A Far North farmer's sentence for ill-treating his dairy herd has been labelled farcical by a Northland Federated Farmers leader.
Alan William Summers, 63, was sentenced to 350 hours' community service, banned from owning cattle for two years and ordered to pay $4000 in costs last week after he admitted two charges of ill-treating an animal and a representative charge of ill-treating an animal.
Summers was charged after a July 2002 Ministry of Agriculture and Forestry investigation at his 161ha farm at Motutangi, 29km northwest of Kaitaia.
Officials took 386 cattle to a neighbouring farm, where 68 were shot immediately as they were close to starvation. The rest were seized.
However, the sentence has been labelled a farce and totally inadequate by Northland Federated Farmers dairy section chairman Bill Guest.
Mr Guest said the sentence was out of line with others handed out for animal mistreatment.
It would not deter bad farmers.
Summers was one of only two farmers in Northland banned from owning stock. Lester Donald Reuben Johnstone, of Maungatapere, was fined $34,000 and banned from owning stock for five years in 2003.
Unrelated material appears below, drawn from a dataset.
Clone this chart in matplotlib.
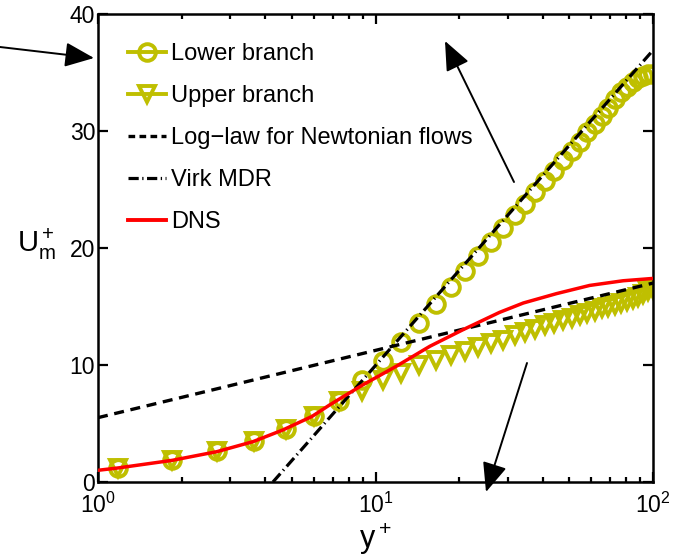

"I'm amazed that, when compared with Johnstone, whose case was not as bad as this one, Summers appears to have got off very lightly," Mr Guest said. "A total of 68 cows had to be shot because of the way he [Summers] treated them, but what made this case unique is that Summers has not accepted responsibility for the condition of those cows and even now says if he had been left alone they would have been fine.
"Well, that's not the case, because 68 were so bad when MAF did come in that they had to be shot," Mr Guest said.
In court last Friday, Judge Graham Hubble said Summers appeared arrogant and high-handed and still did not fully accept responsibility for what had happened.
Summers is still allowed to own other animals and said outside the court that he would transfer ownership of his cattle to his wife, install his son as farm manager and work himself as a glorified farmhand.
He had been unrepentant about the case, saying that, if MAF had left him alone, things would have turned out fine and only "one or two" of the cattle would have died.
Summers has two previous convictions for ill-treating animals. He said he only pleaded guilty after MAF offered a deal to drop charges of wilfully ill- treating the animals.